2018 Fiscal Year Research-status Report
軸対称偏光素子を利用したマイクロマシンの光回転駆動
Project/Area Number |
18K18829
|
Research Institution | Hirosaki University |
Principal Investigator |
岡 和彦 弘前大学, 理工学研究科, 教授 (00194324)
|
Co-Investigator(Kenkyū-buntansha) |
陳 暁帥 弘前大学, 理工学研究科, 助教 (40812277)
|
Project Period (FY) |
2018-06-29 – 2020-03-31
|
Keywords | リング状光格子 / 軸対称偏光素子 / 光駆動 |
Outline of Annual Research Achievements |
本研究の目的は、マイクロマシンの部品などの微小物体を顕微鏡下で光により回転駆動する新たな方法について、その基本特性を実験と理論の両面から明らかにすることにある。我々が独自に発案したこの光駆動法では、軸対称な構造を持つ偏光素子によって生成されたリング状光格子と呼ばれる特殊なレーザー光を用いる。このリング状光格子には、断面に環状に配置された複数の光スポットが含まれる。さらにこの光格子は、電気光学変調器を使ったレーザー光の偏光変調を用いて、中心軸のまわりに自在に回転させることができる。この光を顕微鏡下で微小物体に照射すると、環状の光スポットによってこの部品を多点で同時に捕捉することができる。この状態でリング状光格子を光軸のまわりに回転させれば、その微小物体も同時に回転できる。本研究で提案するこの方法を使えば、微小物体の回転方向、回転速度、回転加速度などを様々に、かつ容易に制御できるようになる。さらには長時間所望の角度で静止させることも可能なので、あたかもサーボモーターのような精密位置決めに用いることもできる。 初年度は、まずこの原理に基づく光回転駆動方法について、その特性について基礎検討を行った。特に、この原理の強みを活かせる応用分野について検討を行ったところ、本法はマイクロマシンだけでなく、流体中の微小粒子の計測制御にも有望であることが判明した。そこでこの点を考慮し、より幅広い対象での実験を念頭においた装置の検討を行った。
|
Current Status of Research Progress |
Current Status of Research Progress
3: Progress in research has been slightly delayed.
Reason
計画当初は、マイクロマシンだけをターゲットとしていたが、交付決定後の検討の過程で、本法には当初想定していた以上の応用の可能性があることが判明した。
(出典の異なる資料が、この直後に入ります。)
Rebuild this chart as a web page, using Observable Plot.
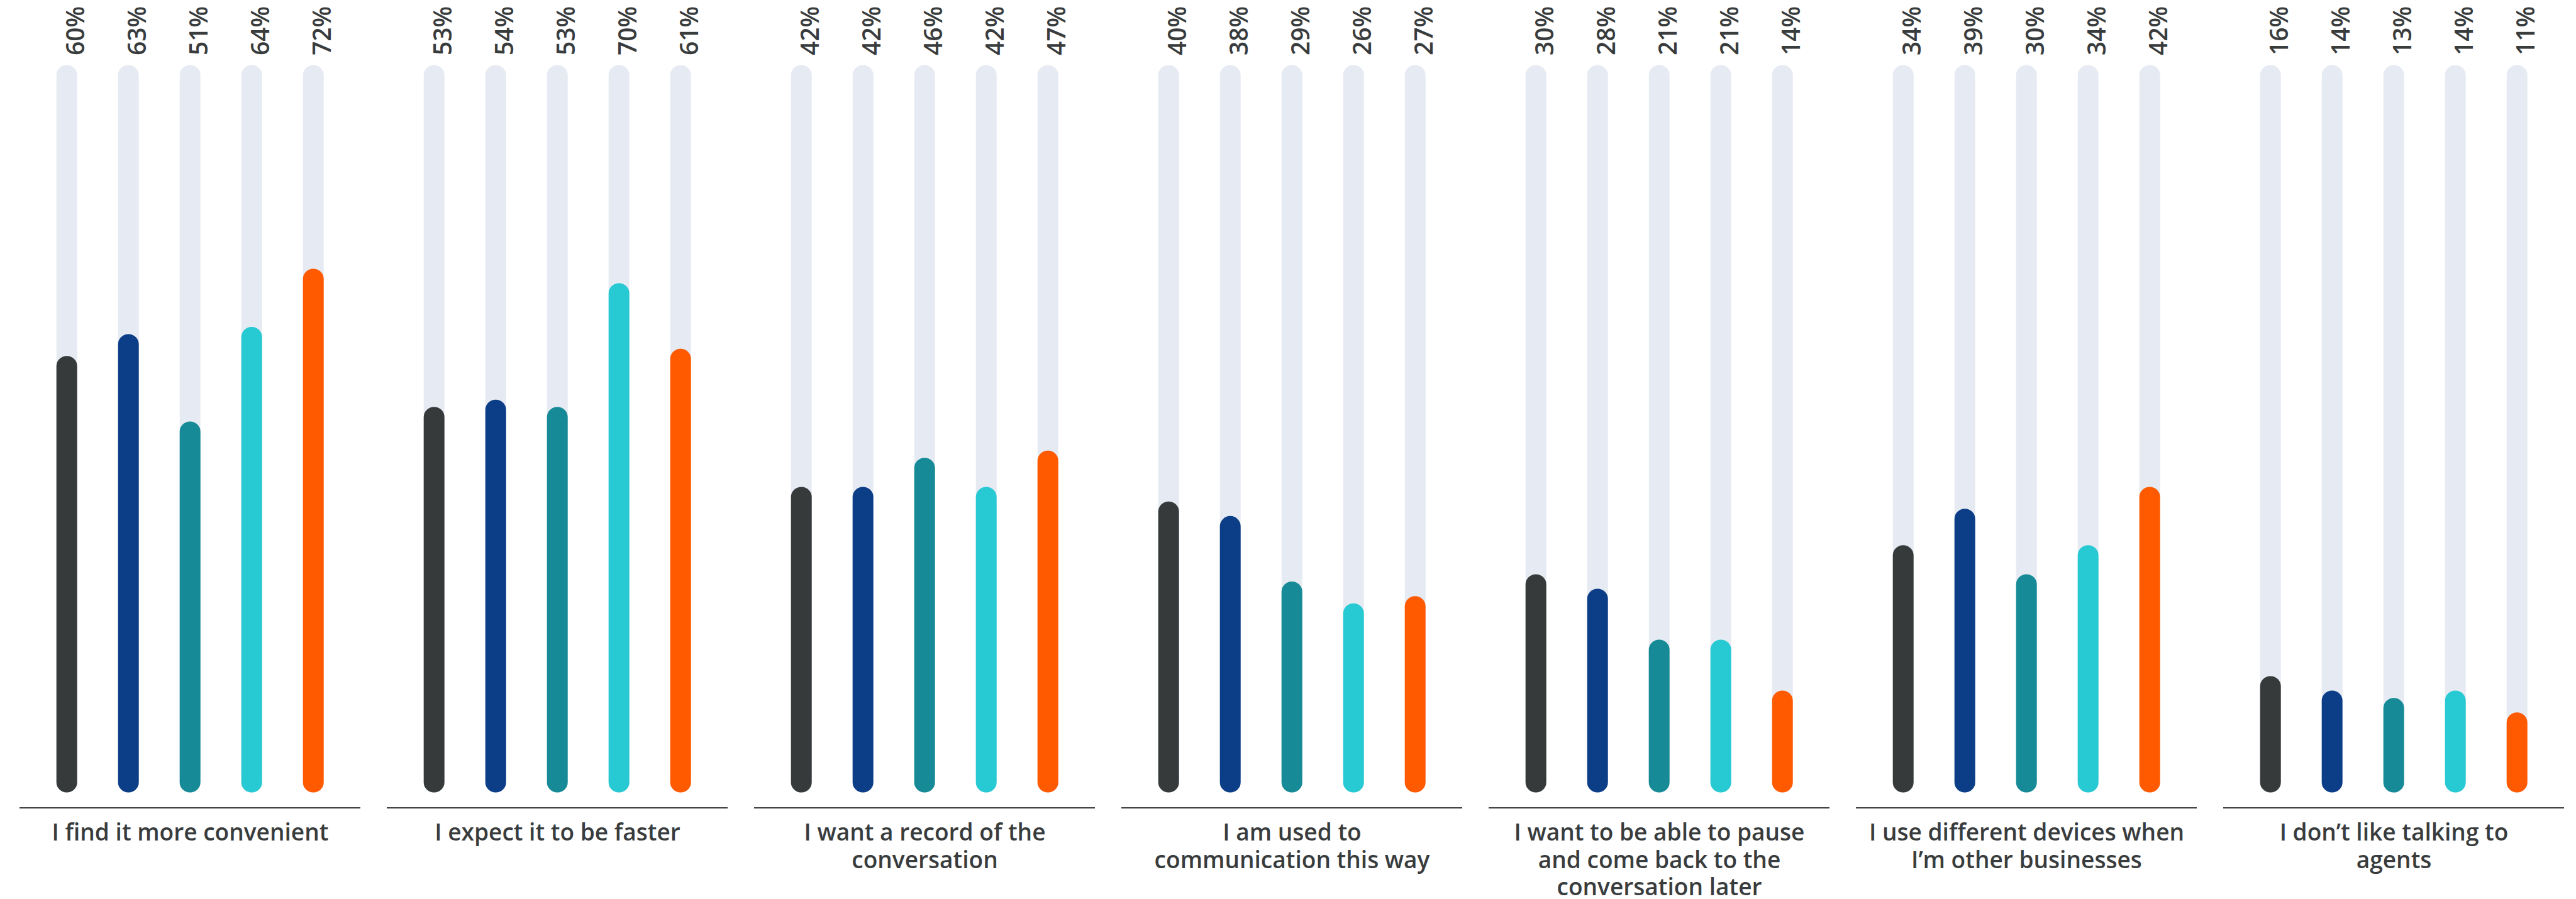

そこで、その新たな応用も含めて実験をすることを考えて、まずは実験系の再設計を行うこととした。
|
Strategy for Future Research Activity |
初年度の基礎検討に基づき、改めて実験系を設計し直し、新たな系を再構築する。まずは、取り扱いやすい微小物体をトラップして回転制御の実証を行うとともに、基礎特性を実験と理論の両面から解析する。
|
Causes of Carryover |
当初は研究開始後すぐに実験系を構築する予定としていた。だが上述のように、初年度の基礎検討の結果、実験系の再設計が望ましいことが判明したため、実験系の構築時期を後ろ倒しした。再検討した計画に基づき、次年度に実験系の構築と実験を行う。